> **WRITTEN REQUEST**
In the material below, find all lines with the string "that" and copy them.

> **DATA SEGMENT**
* start *
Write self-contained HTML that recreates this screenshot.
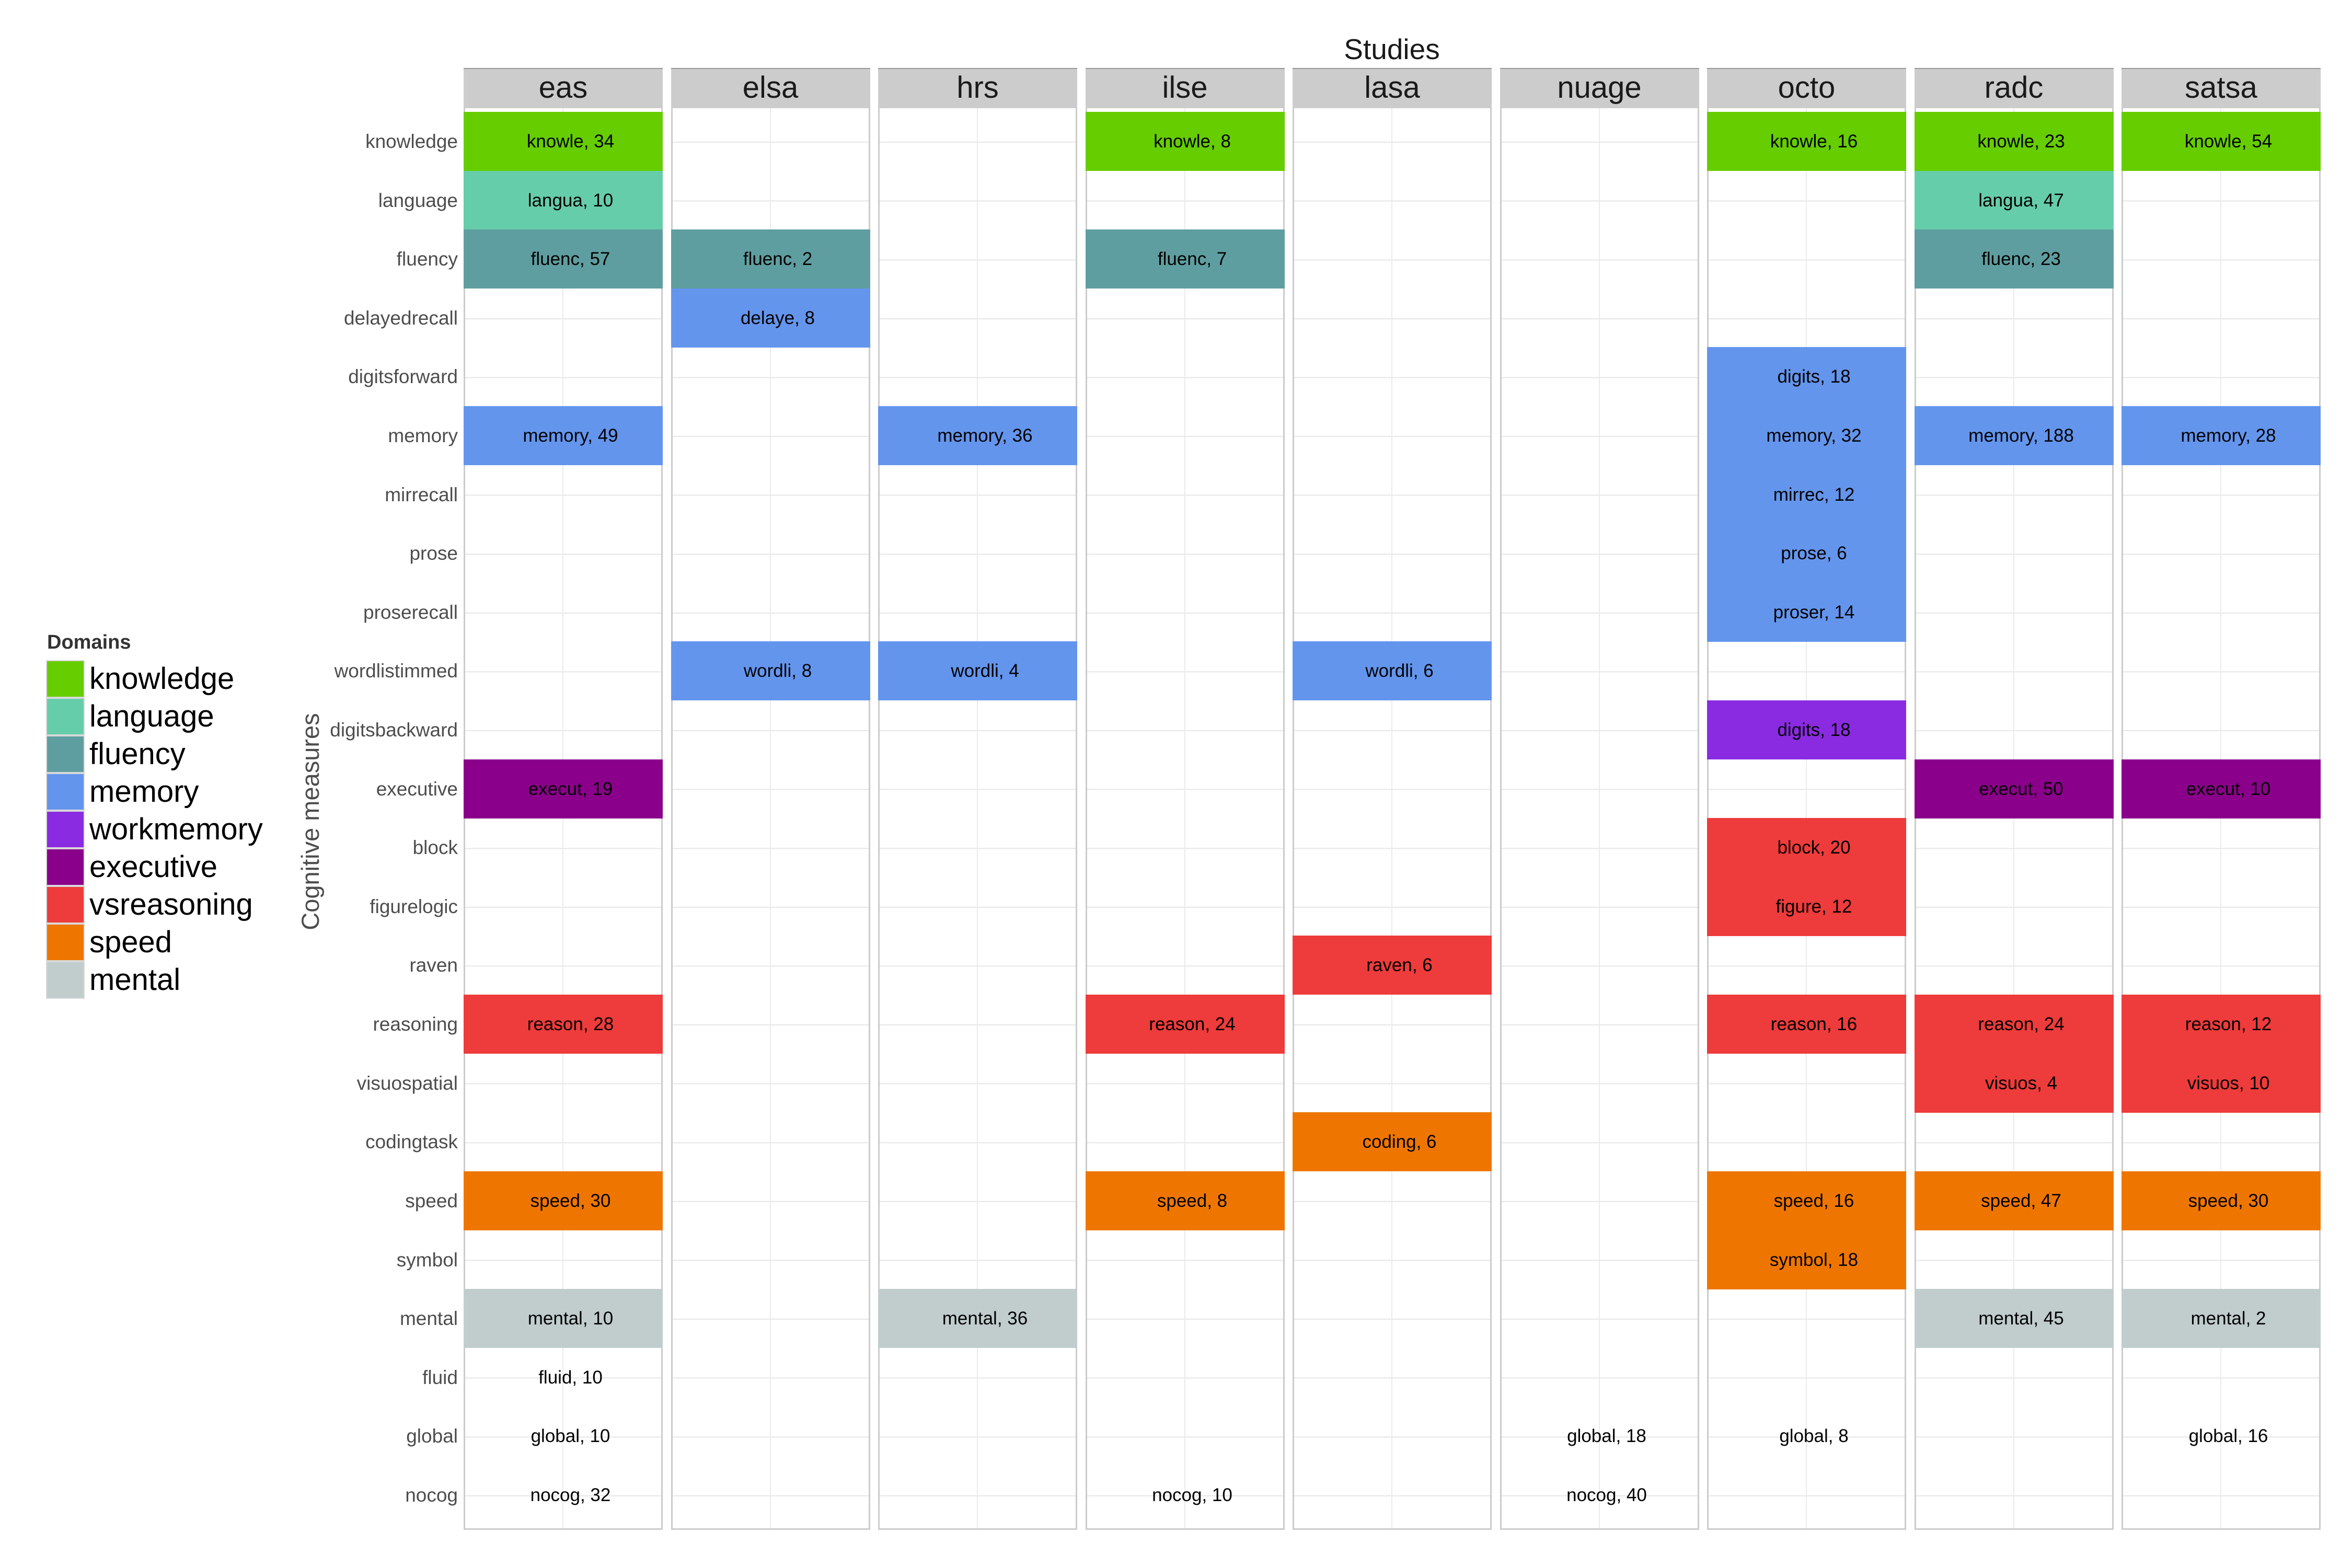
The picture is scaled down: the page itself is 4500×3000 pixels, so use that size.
<!DOCTYPE html>
<html><head><meta charset="utf-8"><style>
body{margin:0;width:4500px;height:3000px;background:#fff;position:relative;overflow:hidden;font-family:"Liberation Sans",Arial,sans-serif}
div{position:absolute;box-sizing:border-box}
.p{top:204px;width:381px;height:2723px;border:3px solid #cccccc;background-color:#fff;
background-image:linear-gradient(to right,transparent 186px,#ebebeb 186px,#ebebeb 188px,transparent 188px),repeating-linear-gradient(to bottom,transparent 0,transparent 110.6px,#e6e6e6 110.6px,#e6e6e6 112.6px);
background-position:0 0,0 -46.6px}
.s{top:130px;width:381px;height:74px;background:#cccccc;border-top:2px solid #999;font-size:58px;line-height:72px;text-align:center;color:#1a1a1a}
.t{width:381px;height:113px;display:flex;align-items:center;justify-content:center;font-size:35px;padding-left:28px;color:#000}
.y{left:300px;width:576px;height:113px;display:flex;align-items:center;justify-content:flex-end;font-size:37px;color:#4d4d4d}
.c0{left:887px}.c1{left:1283.5px}.c2{left:1680px}.c3{left:2076.5px}.c4{left:2473px}.c5{left:2869.5px}.c6{left:3266px}.c7{left:3662.5px}.c8{left:4059px}
.kn{background:#66CD00}.la{background:#66CDAA}.fl{background:#5F9EA0}.me{background:#6495ED}.wm{background:#8A2BE2}.ex{background:#8B008B}.vs{background:#EE3B3B}.sp{background:#EE7600}.mn{background:#C1CDCD}
.k{left:88px;width:74px;height:72px;border:2px solid #d9d9d9}
.kl{left:171px;height:72px;font-size:58px;line-height:72px;color:#000}
</style></head><body>
<div style="left:887px;width:3552px;top:62px;text-align:center;font-size:55px;color:#1a1a1a">Studies</div>
<div style="left:294px;top:1546px;width:600px;height:52px;text-align:center;font-size:47px;line-height:52px;color:#4d4d4d;white-space:nowrap;transform:rotate(-90deg)">Cognitive measures</div>

<div style="left:90px;top:1208px;font-size:38px;font-weight:bold;color:#333">Domains</div>
<div class="k kn" style="top:1263px"></div><div class="kl" style="top:1263px">knowledge</div>
<div class="k la" style="top:1335px"></div><div class="kl" style="top:1335px">language</div>
<div class="k fl" style="top:1407px"></div><div class="kl" style="top:1407px">fluency</div>
<div class="k me" style="top:1479px"></div><div class="kl" style="top:1479px">memory</div>
<div class="k wm" style="top:1551px"></div><div class="kl" style="top:1551px">workmemory</div>
<div class="k ex" style="top:1623px"></div><div class="kl" style="top:1623px">executive</div>
<div class="k vs" style="top:1695px"></div><div class="kl" style="top:1695px">vsreasoning</div>
<div class="k sp" style="top:1767px"></div><div class="kl" style="top:1767px">speed</div>
<div class="k mn" style="top:1839px"></div><div class="kl" style="top:1839px">mental</div>

<div class="y" style="top:214px">knowledge</div>
<div class="y" style="top:327px">language</div>
<div class="y" style="top:439px">fluency</div>
<div class="y" style="top:552px">delayedrecall</div>
<div class="y" style="top:664px">digitsforward</div>
<div class="y" style="top:777px">memory</div>
<div class="y" style="top:890px">mirrecall</div>
<div class="y" style="top:1002px">prose</div>
<div class="y" style="top:1115px">proserecall</div>
<div class="y" style="top:1227px">wordlistimmed</div>
<div class="y" style="top:1340px">digitsbackward</div>
<div class="y" style="top:1453px">executive</div>
<div class="y" style="top:1565px">block</div>
<div class="y" style="top:1678px">figurelogic</div>
<div class="y" style="top:1790px">raven</div>
<div class="y" style="top:1903px">reasoning</div>
<div class="y" style="top:2016px">visuospatial</div>
<div class="y" style="top:2128px">codingtask</div>
<div class="y" style="top:2241px">speed</div>
<div class="y" style="top:2354px">symbol</div>
<div class="y" style="top:2466px">mental</div>
<div class="y" style="top:2579px">fluid</div>
<div class="y" style="top:2691px">global</div>
<div class="y" style="top:2804px">nocog</div>

<div class="s c0">eas</div><div class="s c1">elsa</div><div class="s c2">hrs</div><div class="s c3">ilse</div><div class="s c4">lasa</div><div class="s c5">nuage</div><div class="s c6">octo</div><div class="s c7">radc</div><div class="s c8">satsa</div>
<div class="p c0"></div><div class="p c1"></div><div class="p c2"></div><div class="p c3"></div><div class="p c4"></div><div class="p c5"></div><div class="p c6"></div><div class="p c7"></div><div class="p c8"></div>

<!-- eas -->
<div class="t c0 kn" style="top:214px">knowle, 34</div>
<div class="t c0 la" style="top:327px">langua, 10</div>
<div class="t c0 fl" style="top:439px">fluenc, 57</div>
<div class="t c0 me" style="top:777px">memory, 49</div>
<div class="t c0 ex" style="top:1453px">execut, 19</div>
<div class="t c0 vs" style="top:1903px">reason, 28</div>
<div class="t c0 sp" style="top:2241px">speed, 30</div>
<div class="t c0 mn" style="top:2466px">mental, 10</div>
<div class="t c0" style="top:2579px">fluid, 10</div>
<div class="t c0" style="top:2691px">global, 10</div>
<div class="t c0" style="top:2804px">nocog, 32</div>
<!-- elsa -->
<div class="t c1 fl" style="top:439px">fluenc, 2</div>
<div class="t c1 me" style="top:552px">delaye, 8</div>
<div class="t c1 me" style="top:1227px">wordli, 8</div>
<!-- hrs -->
<div class="t c2 me" style="top:777px">memory, 36</div>
<div class="t c2 me" style="top:1227px">wordli, 4</div>
<div class="t c2 mn" style="top:2466px">mental, 36</div>
<!-- ilse -->
<div class="t c3 kn" style="top:214px">knowle, 8</div>
<div class="t c3 fl" style="top:439px">fluenc, 7</div>
<div class="t c3 vs" style="top:1903px">reason, 24</div>
<div class="t c3 sp" style="top:2241px">speed, 8</div>
<div class="t c3" style="top:2804px">nocog, 10</div>
<!-- lasa -->
<div class="t c4 me" style="top:1227px">wordli, 6</div>
<div class="t c4 vs" style="top:1790px">raven, 6</div>
<div class="t c4 sp" style="top:2128px">coding, 6</div>
<!-- nuage -->
<div class="t c5" style="top:2691px">global, 18</div>
<div class="t c5" style="top:2804px">nocog, 40</div>
<!-- octo -->
<div class="t c6 kn" style="top:214px">knowle, 16</div>
<div class="t c6 me" style="top:664px">digits, 18</div>
<div class="t c6 me" style="top:777px">memory, 32</div>
<div class="t c6 me" style="top:890px">mirrec, 12</div>
<div class="t c6 me" style="top:1002px">prose, 6</div>
<div class="t c6 me" style="top:1115px">proser, 14</div>
<div class="t c6 wm" style="top:1340px">digits, 18</div>
<div class="t c6 vs" style="top:1565px">block, 20</div>
<div class="t c6 vs" style="top:1678px">figure, 12</div>
<div class="t c6 vs" style="top:1903px">reason, 16</div>
<div class="t c6 sp" style="top:2241px">speed, 16</div>
<div class="t c6 sp" style="top:2354px">symbol, 18</div>
<div class="t c6" style="top:2691px">global, 8</div>
<!-- radc -->
<div class="t c7 kn" style="top:214px">knowle, 23</div>
<div class="t c7 la" style="top:327px">langua, 47</div>
<div class="t c7 fl" style="top:439px">fluenc, 23</div>
<div class="t c7 me" style="top:777px">memory, 188</div>
<div class="t c7 ex" style="top:1453px">execut, 50</div>
<div class="t c7 vs" style="top:1903px">reason, 24</div>
<div class="t c7 vs" style="top:2016px">visuos, 4</div>
<div class="t c7 sp" style="top:2241px">speed, 47</div>
<div class="t c7 mn" style="top:2466px">mental, 45</div>
<!-- satsa -->
<div class="t c8 kn" style="top:214px">knowle, 54</div>
<div class="t c8 me" style="top:777px">memory, 28</div>
<div class="t c8 ex" style="top:1453px">execut, 10</div>
<div class="t c8 vs" style="top:1903px">reason, 12</div>
<div class="t c8 vs" style="top:2016px">visuos, 10</div>
<div class="t c8 sp" style="top:2241px">speed, 30</div>
<div class="t c8 mn" style="top:2466px">mental, 2</div>
<div class="t c8" style="top:2691px">global, 16</div>
</body></html>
* end *
> **OUTPUT OF THE EXERCISE**
Write self-contained HTML that recreates this screenshot.
The picture is scaled down: the page itself is 4500×3000 pixels, so use that size.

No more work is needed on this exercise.